We see Angelique in the apartment of her (step?)father, Tim Stokes. She tells him she killed some stranger on her way over. By this time, his body will have been discovered, so cold that it will be assumed he had been dead for days. She tells Stokes that it was his occult prowess that enabled her to return from the dead, and asks if he can free her of her heat vampirism. He says that he cannot, and that he is so much the greatest expert in this sort of thing that there is no point in looking for anyone else who might be able to do so. She presses, and he mentions that someone else was involved in the process. She demands to see this person; he tells her the person is in the back room of the apartment. She eagerly goes to the door, unbothered by his pained refusal to accompany her.

Stokes’ apartment is laid out like the apartment of Professor Timothy Eliot Stokes, his counterpart in the parallel universe where Dark Shadows was set for its first 196 weeks. Two people had important connections with that other Stokes’ back room. One was Frankenstein’s monster Adam, who was last seen going in there. Adam’s creation was a means of freeing another vampire of his curse; longtime viewers may therefore wonder if we are about to meet his counterpart. The other was Paul Stoddard, ex-husband of Liz’ counterpart, who was attacked and killed in that room by a murderous shape-shifter who, like Cyrus Longworth/ John Yaeger, was played by Christopher Pennock. Perhaps whoever is waiting for Angelique in the room is somehow connected with Cyrus/ Yaeger.

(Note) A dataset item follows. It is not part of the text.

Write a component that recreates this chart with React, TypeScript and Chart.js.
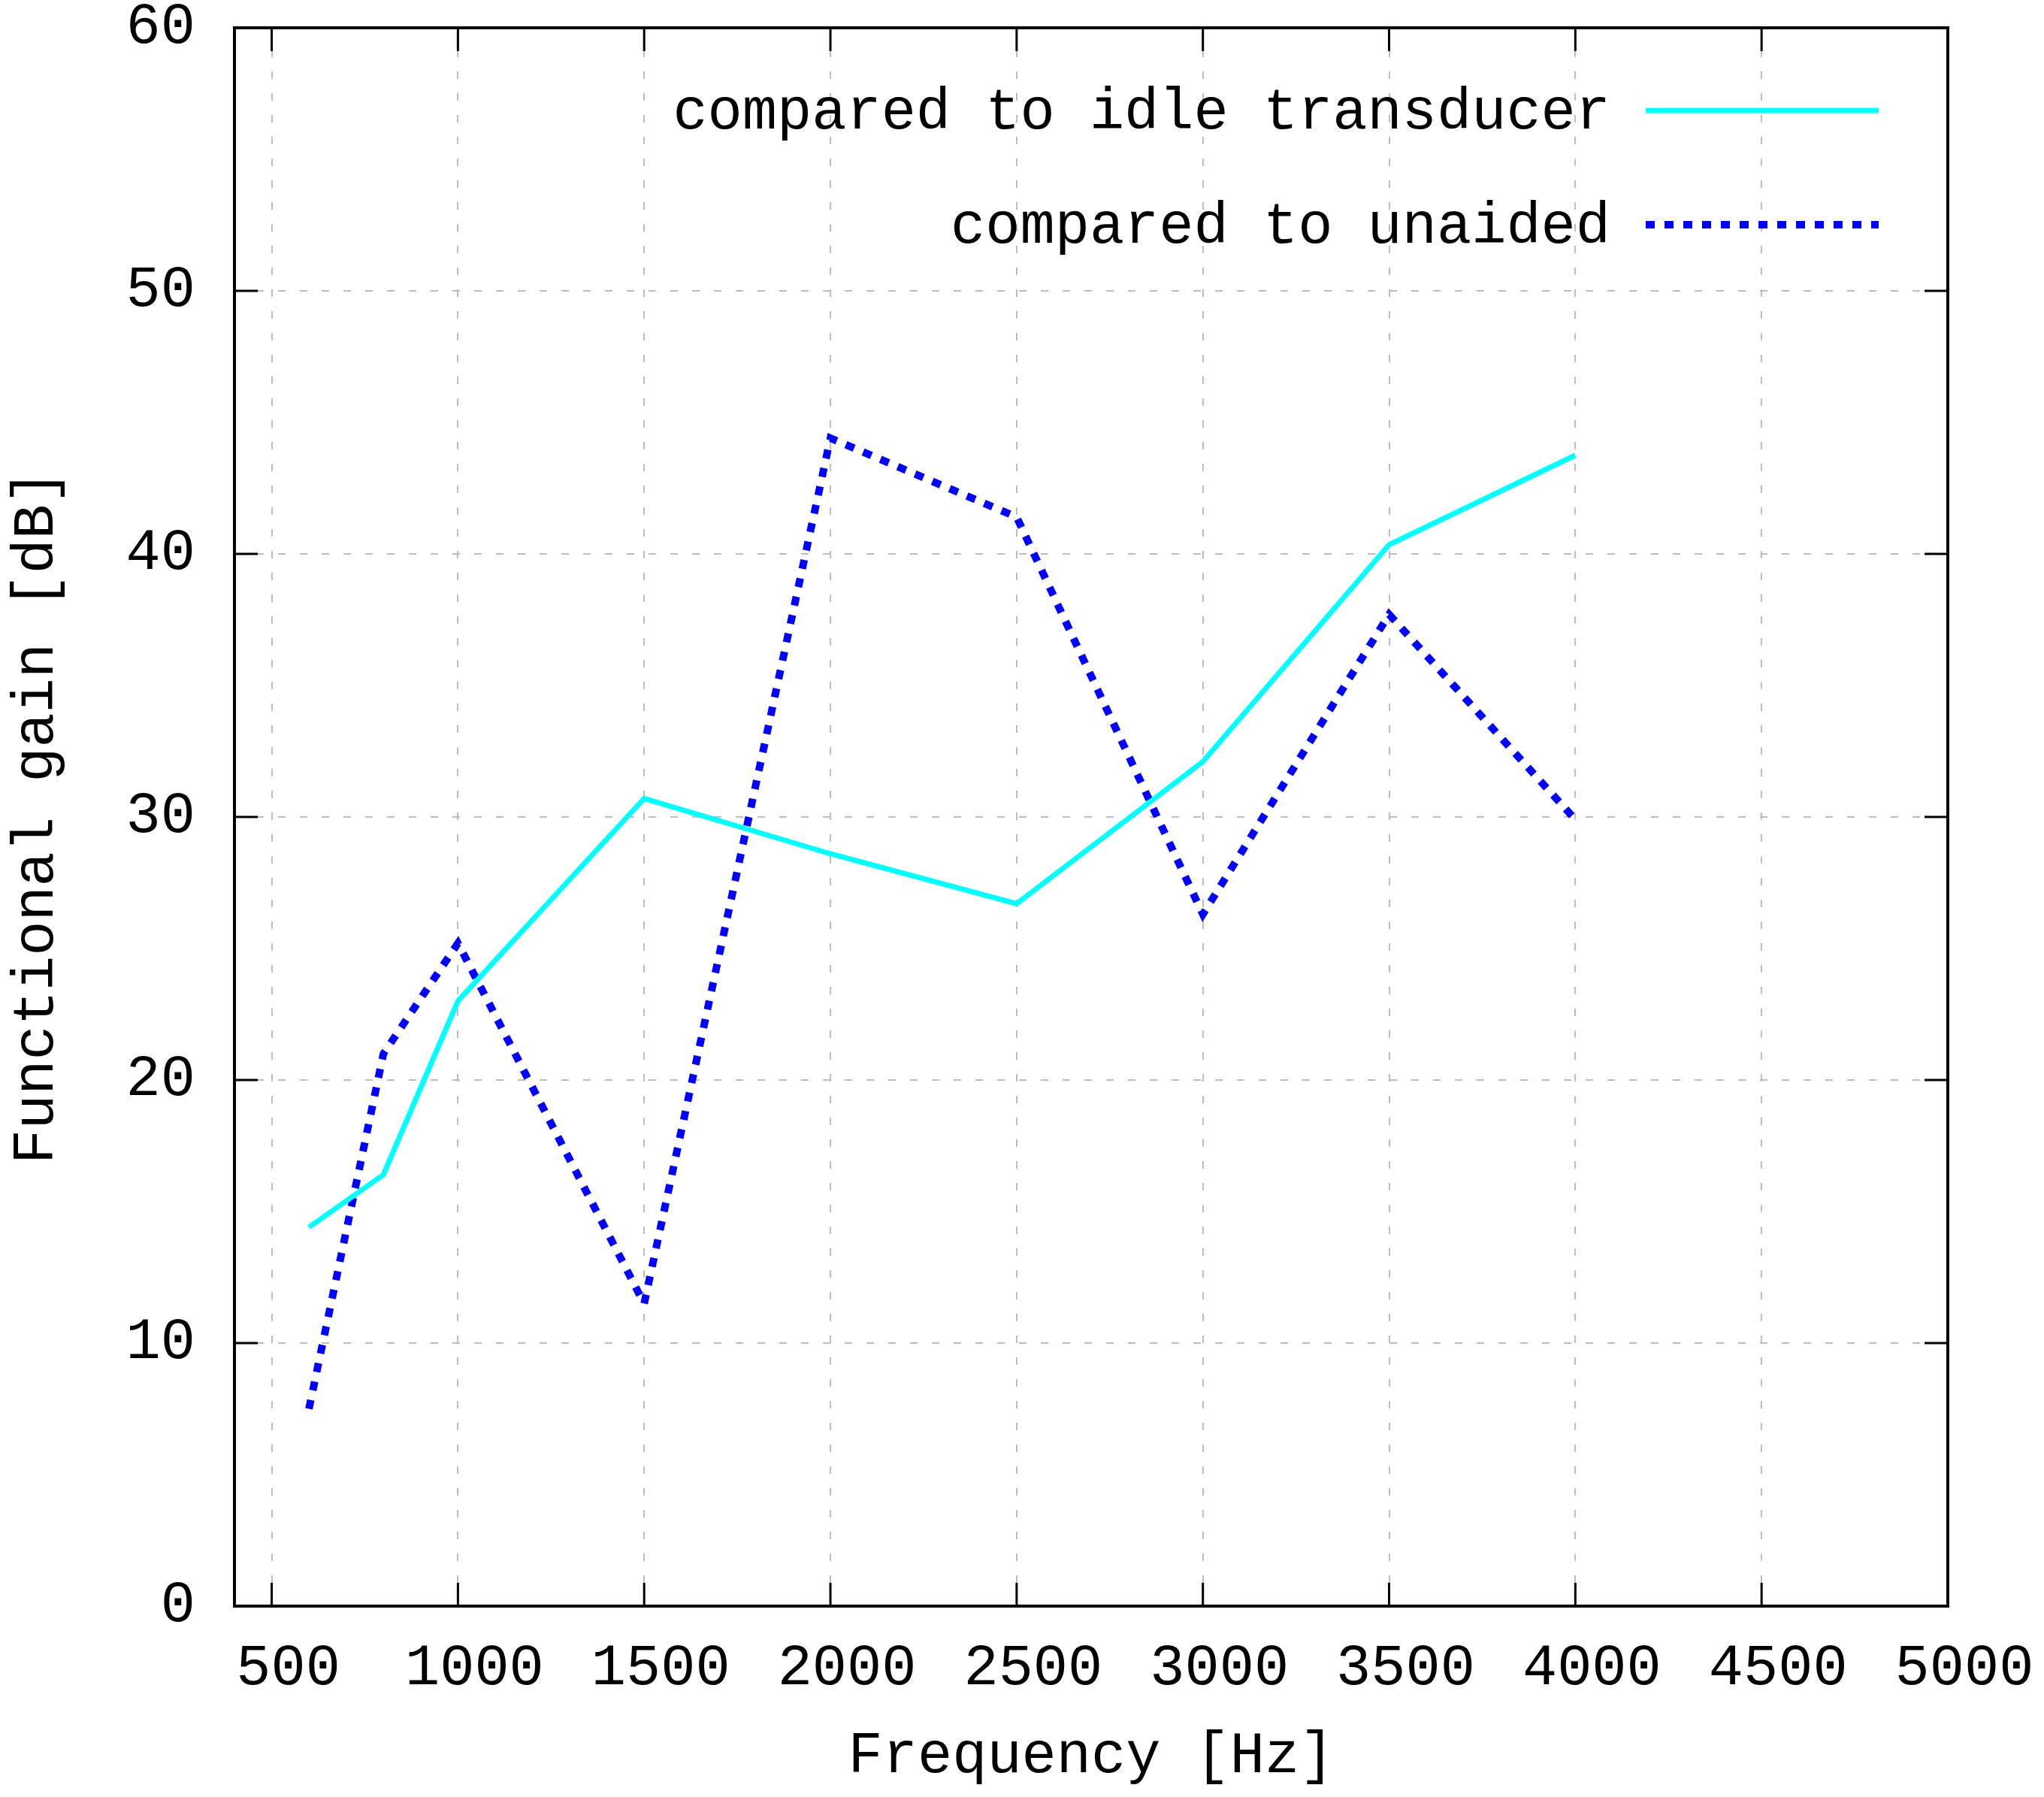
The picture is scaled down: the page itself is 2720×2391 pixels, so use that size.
import React, { useEffect, useRef } from "react";
import { Chart, registerables } from "chart.js";

Chart.register(...registerables);

// ---- data ----
const FREQUENCIES = [600, 800, 1000, 1500, 2000, 2500, 3000, 3500, 4000];
const IDLE_TRANSDUCER = [14.4, 16.4, 23.0, 30.7, 28.6, 26.7, 32.1, 40.35, 43.75];
const UNAIDED = [7.5, 21.0, 25.2, 11.5, 44.4, 41.4, 26.3, 37.7, 29.9];
const SERIES_LABELS = ["compared to idle transducer", "compared to unaided"];
const X_TICKS = [500, 1000, 1500, 2000, 2500, 3000, 3500, 4000, 4500, 5000];
const Y_TICKS = [0, 10, 20, 30, 40, 50, 60];
const X_TITLE = "Frequency [Hz]";
const Y_TITLE = "Functional gain [dB]";

const W = 2720;
const H = 2391;
const FONT = "'Liberation Mono', 'DejaVu Sans Mono', monospace";
const FS = 77;

const gnuplotFrame = {
  id: "gnuplotFrame",
  afterDatasetsDraw(chart: any) {
    const { ctx, chartArea: a, scales } = chart;
    ctx.save();
    ctx.setLineDash([]);
    ctx.strokeStyle = "#000";
    ctx.lineCap = "butt";
    const seg = (x1: number, y1: number, x2: number, y2: number) => {
      ctx.beginPath();
      ctx.moveTo(x1, y1);
      ctx.lineTo(x2, y2);
      ctx.stroke();
    };
    const len = 31;
    ctx.lineWidth = 3;
    for (const v of X_TICKS) {
      const x = scales.x.getPixelForValue(v);
      seg(x, a.bottom, x, a.bottom - len);
      seg(x, a.top, x, a.top + len);
    }
    for (const v of Y_TICKS) {
      const y = scales.y.getPixelForValue(v);
      seg(a.left, y, a.left + len, y);
      seg(a.right, y, a.right - len, y);
    }
    ctx.lineWidth = 4;
    ctx.strokeRect(a.left, a.top, a.right - a.left, a.bottom - a.top);

    // gnuplot-style key: right-aligned text, then line sample
    const textRight = a.right - 449;
    const sampleStart = a.right - 402;
    const sampleEnd = a.right - 92;
    const rowY = [a.top + 110, a.top + 262];
    ctx.font = `${FS}px ${FONT}`;
    ctx.fillStyle = "#000";
    ctx.textAlign = "right";
    ctx.textBaseline = "middle";
    chart.data.datasets.forEach((ds: any, i: number) => {
      const y = rowY[i];
      ctx.fillText(ds.label, textRight, y + 4);
      ctx.strokeStyle = ds.borderColor;
      ctx.lineWidth = ds.borderWidth;
      ctx.setLineDash(ds.borderDash || []);
      seg(sampleStart, y, sampleEnd, y);
    });
    ctx.restore();
  },
};

export default function App() {
  const ref = useRef<HTMLCanvasElement | null>(null);

  useEffect(() => {
    if (!ref.current) return;
    const chart = new Chart(ref.current, {
      type: "line",
      data: {
        datasets: [
          {
            label: SERIES_LABELS[0],
            data: FREQUENCIES.map((f, i) => ({ x: f, y: IDLE_TRANSDUCER[i] })),
            borderColor: "#00ffff",
            backgroundColor: "#00ffff",
            borderWidth: 7,
            pointRadius: 0,
            fill: false,
            tension: 0,
            borderJoinStyle: "miter",
          },
          {
            label: SERIES_LABELS[1],
            data: FREQUENCIES.map((f, i) => ({ x: f, y: UNAIDED[i] })),
            borderColor: "#0000ff",
            backgroundColor: "#0000ff",
            borderWidth: 10,
            borderDash: [12, 13],
            borderCapStyle: "butt",
            pointRadius: 0,
            fill: false,
            tension: 0,
            borderJoinStyle: "miter",
          },
        ],
      },
      options: {
        responsive: false,
        animation: false,
        devicePixelRatio: 1,
        layout: { padding: { top: 37, right: 128, left: 0, bottom: 0 } },
        plugins: {
          legend: { display: false },
          tooltip: { enabled: false },
        },
        scales: {
          x: {
            type: "linear",
            min: 400,
            max: 5000,
            afterBuildTicks: (scale: any) => {
              scale.ticks = X_TICKS.map((v) => ({ value: v }));
            },
            afterFit: (scale: any) => {
              scale.height = H - 2137;
              scale.paddingLeft = 0;
              scale.paddingRight = 0;
            },
            grid: { color: "#bdbdbd", lineWidth: 2, drawTicks: false },
            border: { display: false, dash: [10, 19] },
            ticks: {
              color: "#000",
              font: { family: FONT, size: FS },
              padding: 37,
              labelOffset: 22,
              maxRotation: 0,
              autoSkip: false,
              callback: (v: any) => String(v),
            },
            title: {
              display: true,
              text: X_TITLE,
              color: "#000",
              font: { family: FONT, size: FS },
              padding: { top: 0, bottom: 7 },
            },
          },
          y: {
            type: "linear",
            min: 0,
            max: 60,
            afterBuildTicks: (scale: any) => {
              scale.ticks = Y_TICKS.map((v) => ({ value: v }));
            },
            afterFit: (scale: any) => {
              scale.width = 312;
              scale.paddingTop = 0;
              scale.paddingBottom = 0;
            },
            grid: { color: "#bdbdbd", lineWidth: 2, drawTicks: false },
            border: { display: false, dash: [10, 19] },
            ticks: {
              color: "#000",
              font: { family: FONT, size: FS },
              padding: 52,
              callback: (v: any) => String(v),
            },
            title: {
              display: true,
              text: Y_TITLE,
              color: "#000",
              font: { family: FONT, size: FS },
              padding: { top: 3, bottom: 0 },
            },
          },
        },
      },
      plugins: [gnuplotFrame],
    } as any);
    return () => chart.destroy();
  }, []);

  return (
    <div style={{ position: "fixed", left: 0, top: 0, width: W, height: H, background: "#fff" }}>
      <canvas ref={ref} width={W} height={H} style={{ display: "block", width: W, height: H }} />
    </div>
  );
}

There are other possibilities. Angelique’s counterpart in the other continuity was for a time subordinated to suave warlock Nicholas Blair. We have not seen a counterpart of Nicholas here; my wife, Mrs Acilius, thinks that we will meet another Nicholas tomorrow.

*Which she pronounces “ga-ZAY-bo,” a bit of Collinsport English Lara Parker introduced way back in #489. It’s fun to hear it again.